The roommate search: A new form of speed dating
After a long and vigorous college search and application process, it is now, finally, the time when colleges give out their answers. Receiving that ‘Congratulations!’ message is easily one of the best feelings and is a turning point for one’s education. However, with these acceptances comes a different (and possibly more grueling) search: the roommate search.
This search at first seemed exciting as I scrolled through the class pages on Facebook, but this excitement quickly turned into stress. Post after post, girl after girl, my hope of finding a BFF roommate has quickly dwindled. After reading hundreds of others roommate-search-facebook-post-things, I have concluded that everyone is the same and nobody is original in slightest and my future roomie will inevitably be #basic.

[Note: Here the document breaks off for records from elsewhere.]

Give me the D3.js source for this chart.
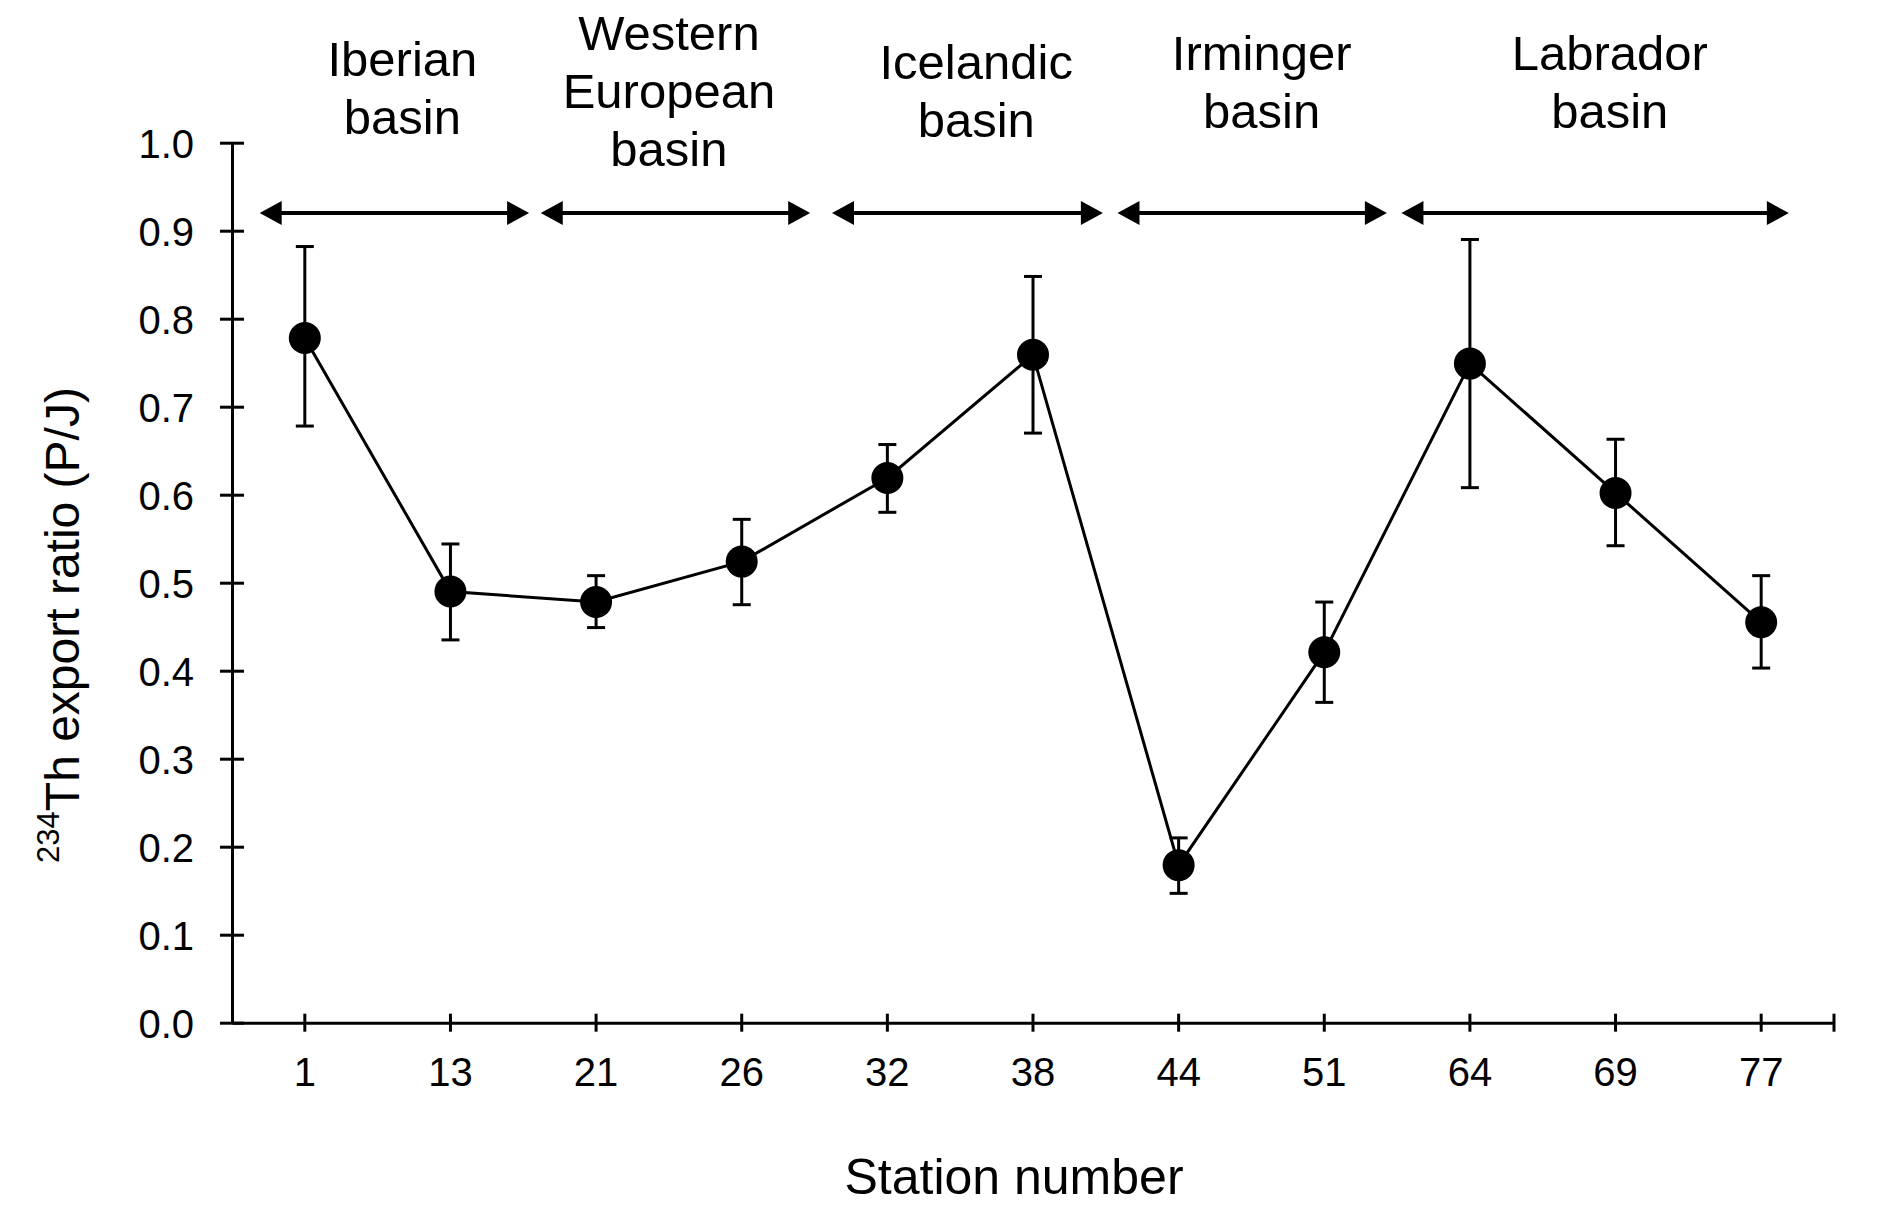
<!DOCTYPE html>
<html>
<head>
<meta charset="utf-8">
<script src="https://cdn.jsdelivr.net/npm/d3@7"></script>
<style>
  html, body { margin: 0; padding: 0; background: #fff; }
  svg { display: block; }
  text { font-family: "Liberation Sans", Arial, Helvetica, sans-serif; fill: #000; }
</style>
</head>
<body>
<svg id="chart" width="1898" height="1220"></svg>
<script>
// ---- data ----
const stations = ["1", "13", "21", "26", "32", "38", "44", "51", "64", "69", "77"];
const ratio    = [0.778, 0.490, 0.478, 0.524, 0.619, 0.759, 0.179, 0.421, 0.749, 0.602, 0.455];
const errHigh  = [0.882, 0.544, 0.508, 0.572, 0.657, 0.848, 0.210, 0.478, 0.890, 0.663, 0.508];
const errLow   = [0.678, 0.435, 0.449, 0.475, 0.580, 0.670, 0.147, 0.364, 0.608, 0.542, 0.403];
const yTicks   = [0, 0.1, 0.2, 0.3, 0.4, 0.5, 0.6, 0.7, 0.8, 0.9, 1.0];
const basinLines = [["Iberian", "basin"], ["Western", "European", "basin"], ["Icelandic", "basin"], ["Irminger", "basin"], ["Labrador", "basin"]];
// basin extents, in station-slot units (0 = left edge of the station axis, 11 = right edge)
const basinStart = [0.19, 2.12, 4.12, 6.08, 8.03];
const basinEnd   = [2.04, 3.97, 5.98, 7.93, 10.69];
const basinLabelAt = [1.17, 3.0, 5.11, 7.07, 9.46];
const arrowLevel = 0.92;

// ---- layout ----
const svg = d3.select("#chart");
const plotLeft = 232, plotRight = 1834, plotTop = 142.7, plotBottom = 1022.7;
const x = d3.scaleBand().domain(stations).range([plotLeft, plotRight]).padding(0);
const xc = s => x(s) + x.bandwidth() / 2;
const xu = d3.scaleLinear().domain([0, stations.length]).range([plotLeft, plotRight]);
const y = d3.scaleLinear().domain([0, 1]).range([plotBottom, plotTop]);
const SW = 3;
const labelFirstBaseline = [76, 50, 79, 70, 70];
const lineGap = 58;
const FONT = '"Liberation Sans", Arial, sans-serif';

// y axis
const gy = svg.append("g").attr("transform", `translate(${plotLeft},0)`)
  .call(d3.axisLeft(y).tickValues(yTicks).tickFormat(d3.format(".1f")).tickSizeOuter(0));
gy.select(".domain").attr("stroke", "#000").attr("stroke-width", SW);
gy.selectAll(".tick line").attr("x1", -12).attr("x2", 12).attr("stroke", "#000").attr("stroke-width", SW);
gy.selectAll(".tick text").attr("x", -38).attr("dy", "0.36em").attr("fill", "#000")
  .style("font-size", "40px").style("font-family", FONT);

// x axis
const gx = svg.append("g").attr("transform", `translate(0,${plotBottom})`)
  .call(d3.axisBottom(x).tickSizeOuter(0));
gx.select(".domain").attr("stroke", "#000").attr("stroke-width", SW);
gx.selectAll(".tick line").attr("y1", -9).attr("y2", 9).attr("stroke", "#000").attr("stroke-width", SW);
gx.selectAll(".tick text").attr("y", 63).attr("dy", 0).attr("fill", "#000")
  .style("font-size", "40px").style("font-family", FONT);
gx.append("line").attr("x1", plotRight).attr("x2", plotRight).attr("y1", -9).attr("y2", 9)
  .attr("stroke", "#000").attr("stroke-width", SW);

// axis titles
svg.append("text").attr("x", 1014).attr("y", 1194).attr("text-anchor", "middle")
  .style("font-size", "50px").text("Station number");

const yl = svg.append("text").attr("transform", "translate(72,625) rotate(-90)")
  .attr("text-anchor", "middle").style("font-size", "48px");
yl.append("tspan").attr("dy", "-0.42em").style("font-size", "31px").text("234");
yl.append("tspan").attr("dy", "0.42em").text("Th export ratio (P/J)");

// basin arrows and labels
const arrowG = svg.append("g");
basinLines.forEach((lines, i) => {
  const x0 = xu(basinStart[i]), x1 = xu(basinEnd[i]), ya = y(arrowLevel);
  const hl = 22, hw = 12;
  arrowG.append("line").attr("x1", x0 + hl - 2).attr("x2", x1 - hl + 2).attr("y1", ya).attr("y2", ya)
    .attr("stroke", "#000").attr("stroke-width", 4);
  arrowG.append("path").attr("d", `M${x0},${ya}L${x0 + hl},${ya - hw}L${x0 + hl},${ya + hw}Z`).attr("fill", "#000");
  arrowG.append("path").attr("d", `M${x1},${ya}L${x1 - hl},${ya - hw}L${x1 - hl},${ya + hw}Z`).attr("fill", "#000");
  const cx = xu(basinLabelAt[i]);
  const t = svg.append("text").attr("text-anchor", "middle").style("font-size", "49px");
  lines.forEach((ln, j) => {
    t.append("tspan").attr("x", cx).attr("y", labelFirstBaseline[i] + j * lineGap).text(ln);
  });
});

// series line
const pts = stations.map((s, i) => ({ s, v: ratio[i], hi: errHigh[i], lo: errLow[i] }));
svg.append("path").datum(pts)
  .attr("d", d3.line().x(d => xc(d.s)).y(d => y(d.v)))
  .attr("fill", "none").attr("stroke", "#000").attr("stroke-width", SW);

// error bars
const eb = svg.append("g").attr("stroke", "#000").attr("stroke-width", SW);
pts.forEach(d => {
  const cx = xc(d.s);
  eb.append("line").attr("x1", cx).attr("x2", cx).attr("y1", y(d.hi)).attr("y2", y(d.lo));
  eb.append("line").attr("x1", cx - 9).attr("x2", cx + 9).attr("y1", y(d.hi)).attr("y2", y(d.hi));
  eb.append("line").attr("x1", cx - 9).attr("x2", cx + 9).attr("y1", y(d.lo)).attr("y2", y(d.lo));
});

// markers
svg.append("g").selectAll("circle").data(pts).join("circle")
  .attr("cx", d => xc(d.s)).attr("cy", d => y(d.v)).attr("r", 16).attr("fill", "#000");
</script>
</body>
</html>
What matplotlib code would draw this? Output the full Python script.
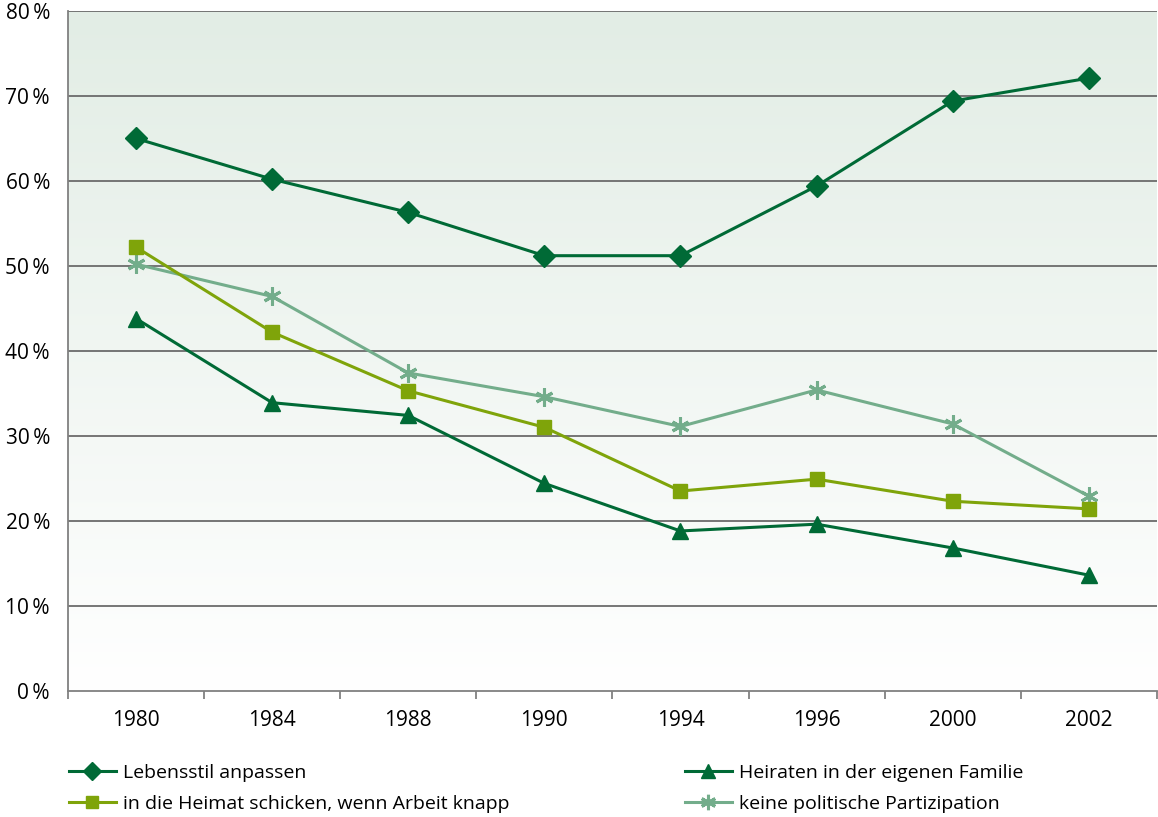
import matplotlib
matplotlib.use("Agg")
import matplotlib.pyplot as plt
import numpy as np
from matplotlib.colors import LinearSegmentedColormap

years = ["1980", "1984", "1988", "1990", "1994", "1996", "2000", "2002"]
lebensstil = [65.0, 60.2, 56.3, 51.2, 51.2, 59.4, 69.4, 72.1]
heimat = [52.2, 42.2, 35.3, 31.0, 23.5, 24.9, 22.3, 21.4]
heiraten = [43.8, 33.9, 32.4, 24.4, 18.8, 19.6, 16.8, 13.6]
politik = [50.2, 46.4, 37.4, 34.6, 31.1, 35.4, 31.4, 22.9]
yticks = [0, 10, 20, 30, 40, 50, 60, 70, 80]
ytick_labels = [f"{v}\u2009%" for v in yticks]

labels = ["Lebensstil anpassen", "in die Heimat schicken, wenn Arbeit knapp",
          "Heiraten in der eigenen Familie", "keine politische Partizipation"]

DARK = "#006a36"
OLIVE = "#7fa40a"
SAGE = "#73ad8b"

plt.rcParams["font.family"] = ["Open Sans", "DejaVu Sans"]
FS = 14
TFS = 15

fig = plt.figure(figsize=(11.58, 8.17), dpi=100)
bottom_px, top_px = 690.7, 11.0
ax = fig.add_axes([68/1158, 1 - bottom_px/817, 1 - 68/1158 - 0.001, (bottom_px - top_px)/817])

x = np.arange(len(years))
ax.set_xlim(-0.5, len(years) - 0.5)
ax.set_ylim(0, 80)

# gradient background
cmap = LinearSegmentedColormap.from_list("bg", ["#ffffff", "#e2ede5"])
grad = np.linspace(0, 1, 256).reshape(-1, 1)
ax.imshow(grad, aspect="auto", cmap=cmap, origin="lower",
          extent=(-0.5, len(years) - 0.5, 0, 80), zorder=0)

for v in yticks[1:]:
    ax.axhline(v, color="#6b6b6b", lw=1.3, zorder=1)

lw = 2.2
h1, = ax.plot(x, lebensstil, color=DARK, lw=lw, marker="D", ms=11, zorder=5)
h2, = ax.plot(x, heimat, color=OLIVE, lw=lw, marker="s", ms=10, zorder=4)
h3, = ax.plot(x, heiraten, color=DARK, lw=lw, marker="^", ms=12, zorder=4)
h4, = ax.plot(x, politik, color=SAGE, lw=lw, marker=(6, 2, 0), ms=13, mew=2.2, zorder=3)

ax.set_yticks(yticks)
ax.set_yticklabels(ytick_labels, fontsize=TFS)
ax.tick_params(axis="y", length=0, pad=13)

ax.set_xticks(x)
ax.set_xticklabels(years, fontsize=TFS)
ax.set_xticks(np.arange(-0.5, len(years)), minor=True)
ax.tick_params(axis="x", which="major", length=0, pad=14)
ax.tick_params(axis="x", which="minor", length=6, width=1.2, color="#777777", direction="out")

for s in ["top", "right"]:
    ax.spines[s].set_visible(False)
for s in ["left", "bottom"]:
    ax.spines[s].set_color("#808080")
    ax.spines[s].set_linewidth(1.3)

leg_kw = dict(frameon=False, fontsize=FS, handlelength=2.4, handletextpad=0.4,
              labelspacing=0.65, borderaxespad=0, borderpad=0, markerscale=0.85)
leg1 = fig.legend([h1, h2], labels[:2], loc="upper left",
                  bbox_to_anchor=(69/1158, 1 - 764/817), **leg_kw)
leg2 = fig.legend([h3, h4], labels[2:], loc="upper left",
                  bbox_to_anchor=(685/1158, 1 - 764/817), **leg_kw)

fig.savefig("out.png", dpi=100)
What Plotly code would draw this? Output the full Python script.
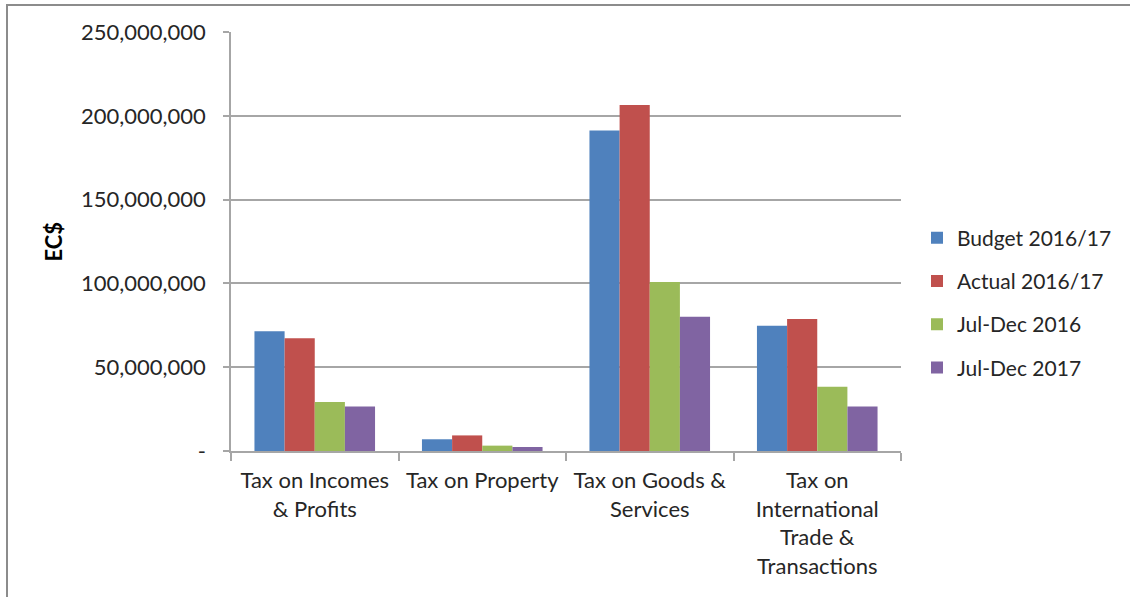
import plotly.graph_objects as go

categories = [
    "Tax on Incomes<br>& Profits",
    "Tax on Property",
    "Tax on Goods &<br>Services",
    "Tax on<br>International<br>Trade &<br>Transactions",
]
budget_2016_17 = [71400000, 7000000, 191200000, 74800000]
actual_2016_17 = [67200000, 9300000, 206500000, 78800000]
jul_dec_2016 = [29300000, 3200000, 100900000, 38300000]
jul_dec_2017 = [26500000, 2400000, 80100000, 26500000]

series_names = ["Budget 2016/17", "Actual 2016/17", "Jul-Dec 2016", "Jul-Dec 2017"]
series_values = [budget_2016_17, actual_2016_17, jul_dec_2016, jul_dec_2017]
colors = ["#4F81BD", "#C0504D", "#9BBB59", "#8064A2"]

y_tickvals = [0, 50000000, 100000000, 150000000, 200000000, 250000000]
y_ticktext = ["-", "50,000,000", "100,000,000", "150,000,000", "200,000,000", "250,000,000"]

FONT = "Lato"
TXT = "#262626"
GRID = "#A6A6A6"

fig = go.Figure()
for i, (name, vals, col) in enumerate(zip(series_names, series_values, colors)):
    fig.add_trace(go.Bar(
        x=categories, y=vals, name=name, legendgroup=f"g{i}",
        marker=dict(color=col, line=dict(width=0)),
    ))

W, H = 1130, 597
L, R, T, B = 231, 229, 32, 146
pw = W - L - R
ph = H - T - B

fig.update_layout(
    width=W, height=H,
    margin=dict(l=L, r=R, t=T, b=B, pad=0),
    paper_bgcolor="white", plot_bgcolor="white",
    barmode="group", bargap=0.28, bargroupgap=0,
    font=dict(family=FONT, size=22, color=TXT),
    showlegend=True,
    legend=dict(
        x=(917 - L) / pw, xanchor="left",
        y=(H - B - 303) / ph, yanchor="middle",
        font=dict(family=FONT, size=21, color=TXT),
        tracegroupgap=13, bgcolor="rgba(0,0,0,0)",
    ),
    xaxis=dict(
        showgrid=False, showline=True, linecolor=GRID, linewidth=1.5,
        ticks="outside", tickson="boundaries", ticklen=8, tickcolor=GRID, tickwidth=1.5,
        tickfont=dict(family=FONT, size=22, color=TXT),
        tickangle=0, automargin=False,
        ticklabelstandoff=9,
    ),
    yaxis=dict(
        range=[0, 250000000], tickvals=y_tickvals, ticktext=y_ticktext,
        showgrid=True, gridcolor=GRID, gridwidth=1.5,
        showline=True, linecolor=GRID, linewidth=1.5,
        ticks="outside", ticklen=6, tickcolor=GRID, tickwidth=1.5,
        tickfont=dict(family=FONT, size=22, color=TXT),
        ticklabelstandoff=13, zeroline=False, automargin=False,
    ),
    annotations=[dict(
        text="<b>EC$</b>", textangle=-90, showarrow=False,
        xref="paper", yref="paper", x=(53 - L) / pw, y=0.5,
        xanchor="center", yanchor="middle",
        font=dict(family=FONT, size=22, color="#000000"),
    )],
    shapes=[dict(
        type="rect", xref="paper", yref="paper",
        x0=(7 - L) / pw, x1=(W + 20 - L) / pw,
        y0=-(B + 20) / ph, y1=(H - B - 5) / ph,
        line=dict(color="#8C8C8C", width=2), fillcolor="rgba(0,0,0,0)", layer="below",
    )],
)

fig.write_html("out.html")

I have rewritten my roommate-search-Facebook-post-thing at least three times and have highly considered getting it ISWACed. How am I supposed to sound like a fun and flirty person who is also a serious student, but is also excited for sporting events but also likes a good Netflix binge without sounding like a basic white girl? Trick question: I can’t.
The amount of time I have spent stalking myself on social media is uncanny. I spend more time analyzing my pictures than I do working on my homework (not that I spend time on my homework anymore anyways #senioritis). The other day, I found a potential roommate and then spent the next hour and a half stalking her, then stalking myself, and then comparing our pictures to see if we would get along. It’s safe to say my roommate search is getting out of hand.
In the rare chance that you do find a potential soul-roommate, you message them–but to make things worse, you have to Facebook message them (throwback to seventh grade). Do you know the difference between talking to your crush and talking to a likely roomie? Another trick question: there isn’t one. The line between flirting and talking during these brutal conversations is very, very thin. Consisting of an overuse of emojis and “hahas” after every sentence, the messaging process becomes extremely repetitive and unbearably awkward.
To those lucky few that have found a roommate, I’m jealous and I hate you. You have basically completed the start of the college process which is something I have been dreaming of since first grade. To those in the same boat as I am, I hope you find the ultimate roommate and that she or he doesn’t smell bad. Until then, good luck searching for “the one.”